March 25, 2022

As «tinas» de hoje não são as de ontem

 


Hoje dei-me ao trabalho de ler o tal artigo do tal John Mearsheimer. Confesso que fiz um frete em ler aquilo porque ele constrói um discurso em pressupostos duma realidade passada que já não se adequa ao presente.

Não digo que não houve erros na maneira como se tratou a Rússia após a queda da URSS. Imprudência e arrogância, falta de inteligência para perceber que uma hecatombe daquelas não desaparece sem ruído e que é preciso cuidar dos escombros para que não nos enterrem. No entanto, atribuir o comportamento bélico de Putin a uma teoria do princípio do século XIX, como se a teoria legitimasse o ataque de Putin passados 200 anos, não tem qualquer sentido.

Essa teoria de Monroe, bem como a realpolitik que tanto gostam de citar são de outra realidade. Já não estamos no século em que o Vaticano era a lei internacional, nem no século da Vestfália. Já não estamos num tempo em que o Direito Internacional deixava de fora a maioria dos países, colonizados e sem autonomia ou no tempo entre as duas Grandes Guerras onde as potências tinham relações bilaterais num mundo parcelado. Isso já não é a realidade e as teorias que serviam para essa época não servem para hoje.

Estamos no tempo das Nações do Planeta estarem Unidas numa Organização global, por uma Carta de Direitos e por jurisprudência, em pé de igualdade jurídica. Estamos no tempo do Tribunal Penal Internacional. Hoje em dia, se uma pessoa é presa na China ou na Rússia ou nos EUA ou no Sudão o mundo inteiro vai para a rua exigir a sua libertação.

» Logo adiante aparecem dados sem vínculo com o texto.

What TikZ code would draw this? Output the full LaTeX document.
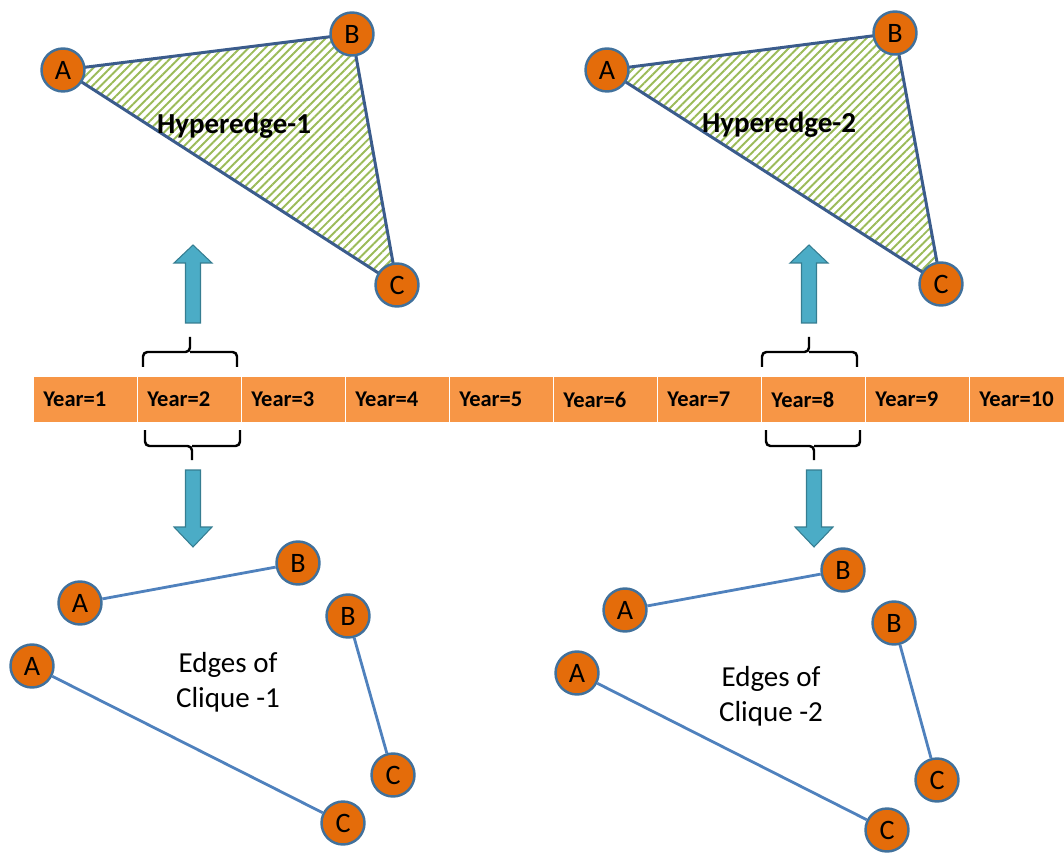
\documentclass[tikz,border=0pt]{standalone}
\usepackage{fontspec}
\setmainfont{Carlito}
\usetikzlibrary{patterns.meta,backgrounds}
\definecolor{vtxfill}{HTML}{E46C0A}
\definecolor{vtxline}{HTML}{41719C}
\definecolor{barfill}{HTML}{F79646}
\definecolor{hypline}{HTML}{3B5C8C}
\definecolor{hatch}{HTML}{9BBB59}
\definecolor{clqline}{HTML}{4F81BD}
\definecolor{arrfill}{HTML}{4BACC6}
\definecolor{arrline}{HTML}{357D91}
\tikzset{
    vtx/.style={circle, draw=vtxline, fill=vtxfill, line width=1.4pt, minimum size=0.86cm, inner sep=0pt, font=\fontsize{16}{18}\selectfont},
    hyper/.style={draw=hypline, line width=1.7pt, pattern={Lines[angle=45,distance=3.4pt,line width=1.1pt]}, pattern color=hatch},
    clqedge/.style={draw=clqline, line width=1.6pt},
    yearcell/.style={rectangle, draw=white, line width=0.8pt, fill=barfill, minimum width=2.08cm, minimum height=0.92cm, inner sep=0pt, anchor=north west},
    yearlbl/.style={font=\bfseries\fontsize{12.8}{15}\selectfont, anchor=west, inner sep=0pt},
    brk/.style={draw=black, line width=1.4pt, rounded corners=2.5pt},
    blk/.style={fill=arrfill, draw=arrline, line width=0.6pt}
}

\begin{document}
\begin{tikzpicture}[x=0.02cm, y=-0.02cm]
    \useasboundingbox (0,0) rectangle (1064,854);

    \foreach \k in {1,...,10}
    {
        \node[yearcell] (y\k) at ({33+(\k-1)*104}, 376) {};
        \node[yearlbl] (t\k) at ([xshift=0.2cm]y\k.west) {Year=\k};
    }

    \node[vtx] (h1a) at (63, 70) {A};
    \node[vtx] (h1b) at (352, 34) {B};
    \node[vtx] (h1c) at (397, 285) {C};
    \node[vtx] (h2a) at (607, 70) {A};
    \node[vtx] (h2b) at (895, 33) {B};
    \node[vtx] (h2c) at (941, 284) {C};
    \begin{scope}[on background layer]
        \filldraw[hyper] (h1a.center) -- (h1b.center) -- (h1c.center) -- cycle;
        \filldraw[hyper] (h2a.center) -- (h2b.center) -- (h2c.center) -- cycle;
    \end{scope}
    \node[font=\bfseries\fontsize{16.5}{19}\selectfont] (hl1) at (234, 126) {Hyperedge-1};
    \node[font=\bfseries\fontsize{16.5}{19}\selectfont] (hl2) at (779, 125) {Hyperedge-2};

    \foreach \ax in {193, 809}
    {
        \filldraw[blk] (\ax, 245) -- ({\ax+19}, 263) -- ({\ax+7.5}, 263) -- ({\ax+7.5}, 323) -- ({\ax-7.5}, 323) -- ({\ax-7.5}, 263) -- ({\ax-19}, 263) -- cycle;
    }
    \foreach \ax in {193, 814}
    {
        \filldraw[blk] (\ax, 547) -- ({\ax+19}, 527) -- ({\ax+7.5}, 527) -- ({\ax+7.5}, 470) -- ({\ax-7.5}, 470) -- ({\ax-7.5}, 527) -- ({\ax-19}, 527) -- cycle;
    }

    \foreach \l/\m/\r in {143/190/237, 762/809/857}
    {
        \draw[brk] (\l, 367) |- (\m, 352) -- (\m, 337);
        \draw[brk] (\m, 352) -| (\r, 367);
    }
    \foreach \l/\m/\r in {145/192/240, 766/814/860}
    {
        \draw[brk] (\l, 430) |- (\m, 446) -- (\m, 460);
        \draw[brk] (\m, 446) -| (\r, 430);
    }

    \node[vtx] (c1a1) at (80, 603) {A};
    \node[vtx] (c1b1) at (298, 563) {B};
    \node[vtx] (c1b2) at (348, 616) {B};
    \node[vtx] (c1c2) at (393, 775) {C};
    \node[vtx] (c1a3) at (32, 666) {A};
    \node[vtx] (c1c3) at (343, 823) {C};
    \draw[clqedge] (c1a1) -- (c1b1);
    \draw[clqedge] (c1b2) -- (c1c2);
    \draw[clqedge] (c1a3) -- (c1c3);
    \node[align=center, font=\fontsize{16.5}{20}\selectfont] (cl1) at (228, 682) {Edges of\\Clique -1};

    \node[vtx] (c2a1) at (625, 610) {A};
    \node[vtx] (c2b1) at (843, 570) {B};
    \node[vtx] (c2b2) at (894, 623) {B};
    \node[vtx] (c2c2) at (937, 780) {C};
    \node[vtx] (c2a3) at (577, 673) {A};
    \node[vtx] (c2c3) at (887, 830) {C};
    \draw[clqedge] (c2a1) -- (c2b1);
    \draw[clqedge] (c2b2) -- (c2c2);
    \draw[clqedge] (c2a3) -- (c2c3);
    \node[align=center, font=\fontsize{16.5}{20}\selectfont] (cl2) at (771, 696) {Edges of\\Clique -2};
\end{tikzpicture}
\end{document}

Argumentos de «esfera de influência», «definição de vizinhos», «espaço vital» e etc., chocam com o direito Internacional actual que garante a todos autonomia, auto-determinação e soberania. Esta é a actual realpolitik.

A ideia de a Rússia, uma potência nuclear, se sentir ameaçada por um país sem armas nucleares, que nada pode contra a possibilidade de ser aniquilada em 30 segundos não tem sentido. Aliás, em 2014 quando a Rússia invade a Crimeia, ninguém falava do alargamento da NATO, nem a Ucrânia estava interessada nisso.
John Mearsheimer parece o Lakrov a falar: 'temos armas nucleares e se não se submeterem damos cabo de vocês' é um discurso inaceitável nos dias que correm. É um discurso de velhos de um mundo que já não existe nem queremos que exista. 

Dizer que Putin ataca a Ucrânia por culpa dos EUA e da NATO, sendo que a NATO é uma aliança de defesa que não ataca ninguém e só mete botas no terreno que a ONU o determina, é uma ideia sem fundamento nenhum.

É verdade que muitos outros ou quase todos cometeram erros, que os EUA dizimaram os índios, que os britânicos foram uma potência de subjugação de povos, que a Alemanha teve os nazis, que Portugal e outros também colonizaram, mas que interessa isso agora neste momento em que o que interessa é que Putin páre de destruir o que não é seu e de matar e deportar milhares de pessoas.

John Mearsheimer fala dos processos da história como se Putin fosse um tronco que vai na corrente dos eventos inanimado e sem volição, mas Putin é uma pessoa e é uma pessoa desequilibrada, rancorosa, com mania de grandiosidade, com um passado de violência na KGB, ganancioso de dinheiro e poder, corrupto, assassino, iludido a pensar que é uma grande académico. Ora, estas características de Putin, não são culpa da NATO nem dos EUA. São dele, da pessoa que ele é. 
Fingir que o homem que Putin é não tem responsabilidade na guerra e que é uma vítima da História é uma conversa soviética-comunista acerca das forças inexoráveis da História, como se não tivéssemos livre-arbítrio, consciência, juízo moral e decência. 
Seria como dizer que a culpa de Hitler desencadear uma guerra global foi dos outros. Acontecimentos históricos podem esclarecer, em parte, o surgimento de um homem daqueles, mas não são a causa dos seus actos particulares, a decisão da guerra é dele, como esta é de Putin. Tanto assim é que Putin tem que mandar prender toda a gente e sentar-se a 20 metros dos outros por estar isolado nesta megalomania. 

Os velhos defensores das tinas são os responsáveis pela repetição dos erros da História. As NU, a Unesco, a UE e outros organismos foram construídos pelos que se opunham às tinas e acreditavam que é possível mudar a realidade para melhor.

As relações internacionais não são uma cartilha de dogmas inalteráveis. Talleyrand teve razão no seu tempo, mas o nosso tempo é outro tempo e já não é o seu tempo.